The television talking heads all agreed that the election was over, which ignited celebrations among the staff and supporters of winner Richard Nixon -- including the world's most famous evangelist.
"We did it," proclaimed the Rev. Billy Graham, according to iconoclastic journalist Joe McGinniss in "The Selling of the President 1968." Graham, he added, went "directly into Nixon's room, without explaining whether 'we' meant Billy Graham and Richard Nixon or Billy Graham and God or perhaps all three together."
Years later, a repentant Graham said he wept and became ill when he heard Nixon's paranoid, profanity-laced chatter on the Watergate tapes. While "America's pastor" kept meeting with presidents -- as he has with every Oval Office occupant since Harry Truman -- he vowed never again to become that attached to a candidate.
The question, for Graham's critics and even some supporters, is whether the national advertising campaign launched on Oct. 18 by the Billy Graham Evangelistic Association -- now led by son Franklin Graham -- has crossed that line. The target audience: Readers of USA Today, The Wall Street Journal, key swing-state newspapers and church bulletins nationwide.
"The legacy we leave behind for our children, grandchildren and this great nation is crucial," proclaims one ad. "As I approach my 94th birthday, I realize this election could be my last. I believe it is vitally important that we cast our ballots for candidates who base their decisions on biblical principles and support the nation of Israel.
"I urge you to vote for those who protect the sanctity of life and support the biblical definition of marriage between a man and a woman."
It's easy to read between those lines, noted sociologist William Martin, author of "A Prophet With Honor: The Billy Graham Story."

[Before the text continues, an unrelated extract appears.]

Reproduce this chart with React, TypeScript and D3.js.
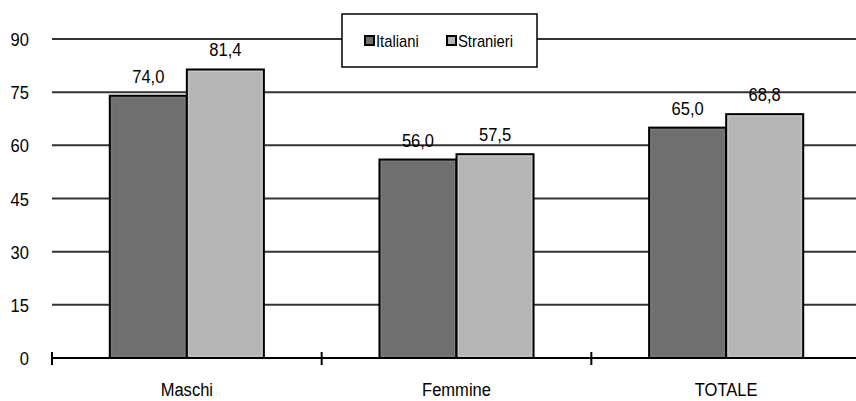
import React from "react";
import * as d3 from "d3";

const categories = ["Maschi", "Femmine", "TOTALE"];
const seriesNames = ["Italiani", "Stranieri"];
const italiani = [74.0, 56.0, 65.0];
const stranieri = [81.4, 57.5, 68.8];
const yTicks = [0, 15, 30, 45, 60, 75, 90];
const colors = ["#6f6f6f", "#b5b5b5"];

const W = 856;
const H = 401;
const FONT = "'Liberation Sans', Arial, sans-serif";
const SX = 0.87;

function T(props: { x: number; y: number; anchor?: string; size: number; children: React.ReactNode }) {
  return (
    <text
      transform={`translate(${props.x},${props.y}) scale(${SX},1)`}
      textAnchor={props.anchor || "middle"}
      fontSize={props.size}
      fontFamily={FONT}
      fill="#000"
    >
      {props.children}
    </text>
  );
}

export default function App() {
  const left = 52;
  const right = 861;
  const y = d3.scaleLinear().domain([0, 90]).range([358, 39]);
  const x0 = d3.scaleBand<string>().domain(categories).range([left, right]).padding(0);
  const x1 = d3
    .scaleBand<string>()
    .domain(seriesNames)
    .range([0, x0.bandwidth()])
    .paddingInner(0)
    .paddingOuter(0.75);
  const data = categories.map((c, i) => ({ c, vals: [italiani[i], stranieri[i]] }));
  const fmt = (v: number) => v.toFixed(1).replace(".", ",");
  const tickXs = [left, ...categories.slice(1).map((c) => x0(c) as number)];

  return (
    <svg
      width={W}
      height={H}
      style={{ position: "absolute", left: 0, top: 0, background: "#fff" }}
    >
      <rect x={0} y={0} width={W} height={H} fill="#fff" />
      {yTicks.filter((t) => t > 0).map((t) => (
        <line key={t} x1={left} x2={W} y1={y(t)} y2={y(t)} stroke="#333" strokeWidth={2} />
      ))}
      {yTicks.map((t) => (
        <T key={"l" + t} x={29} y={y(t) + 7} anchor="end" size={19}>
          {t}
        </T>
      ))}
      {data.map((d) => (
        <g key={d.c}>
          {d.vals.map((v, j) => {
            const bx = (x0(d.c) as number) + (x1(seriesNames[j]) as number);
            const bw = x1.bandwidth();
            return (
              <g key={j}>
                <rect
                  x={bx}
                  y={y(v)}
                  width={bw}
                  height={y(0) - y(v)}
                  fill={colors[j]}
                  stroke="#000"
                  strokeWidth={2}
                />
                <rect
                  x={bx + 2}
                  y={y(v) + 2}
                  width={bw - 4}
                  height={y(0) - y(v) - 4}
                  fill="none"
                  stroke={j === 0 ? "#7c7c7c" : "#c8c8c8"}
                  strokeWidth={1}
                />
                <T x={bx + bw / 2} y={y(v) - 13} size={19}>
                  {fmt(v)}
                </T>
              </g>
            );
          })}
          <T x={(x0(d.c) as number) + x0.bandwidth() / 2} y={396} size={19}>
            {d.c}
          </T>
        </g>
      ))}
      <line x1={left} x2={W} y1={y(0)} y2={y(0)} stroke="#000" strokeWidth={2} />
      {tickXs.map((tx, i) => (
        <line key={"t" + i} x1={tx} x2={tx} y1={y(0) - 6} y2={y(0) + 7} stroke="#000" strokeWidth={2} />
      ))}
      <g>
        <rect x={342} y={14} width={195} height={53} fill="#fff" stroke="#000" strokeWidth={1.5} />
        {seriesNames.map((s, i) => {
          const lx = i === 0 ? 365 : 447;
          return (
            <g key={s}>
              <rect x={lx} y={36} width={9} height={9} fill={colors[i]} stroke="#000" strokeWidth={2} />
              <T x={lx + 11} y={47} anchor="start" size={17}>
                {s}
              </T>
            </g>
          );
        })}
      </g>
    </svg>
  );
}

"Billy Graham representatives note that the ads do not mention a specific candidate or party -- an observation intended more for the IRS than for the target audience," wrote Martin, at Christianity Today online.
"Given that former Gov. Mitt Romney opposes same-sex marriage and President Barack Obama supports it (and by doing so, has -- to use Franklin Graham's words -- "shaken his fist" at God), the ads leave no doubt about their intent."
There's more. Romney aides claim that, at the end of a recent meeting with the candidate, the evangelist promised: "I'll do all I can to help you. And you can quote me on that."
Months earlier, the Graham organization also released statements urging North Carolina voters to back a state constitutional amendment on marriage and an appeal for support of "Chick-fil-A Appreciation Day," after the company's president drew fire for defending traditional Christian doctrines on sex and marriage.
Meanwhile, former Graham-organization webmaster Steve Knight has said -- in a much-circulated Huffington Post essay -- that enough is enough. It's significant that Knight now works with a denomination on the religious left, the Christian Church (Disciples of Christ).
"My concern is that here's how things like this continue to work," warned Knight. "Franklin Graham (or Franklin and his sister Anne Graham Lotz) have an agenda (in all ... of these cases, 'traditional marriage'), they get a BGEA copywriter to draft the text, ...
"Franklin approves the copy and/or design, then Franklin drives out to Little Piney Cove (Billy's cabin home outside of Asheville, N.C.) and holds the piece of paper in front of Billy and asks, 'Daddy, can we publish this?'
"And Billy nods (or whatever he's capable of doing at this point in his life), and Franklin goes back and publishes this stuff with his good father's name all over it."
Veteran Graham spokesman A. Larry Ross has vehemently denied this and other claims that Graham has, in effect, become a puppet used and abused by Franklin Graham and others.
"In the years since his last public crusade, Billy Graham has been increasingly burdened by society's moral decline and the need for renewal in our culture and revival in the church," noted Ross, in the Christianity Today forum.
"Because he considers the institution of marriage as the cornerstone of society, he is opposed to any redefinition of marriage -- which he sees not as a political issue but rather a matter of religious freedom."
Thus, Ross added, Graham personally approved the use of these quotations in which he is heard "challenging citizens -- particularly the faith community -- on how to vote, rather than for whom to vote."
(Terry Mattingly is the director of the Washington Journalism Center at the Council for Christian Colleges and Universities and leads the GetReligion.org project to study religion and the news.)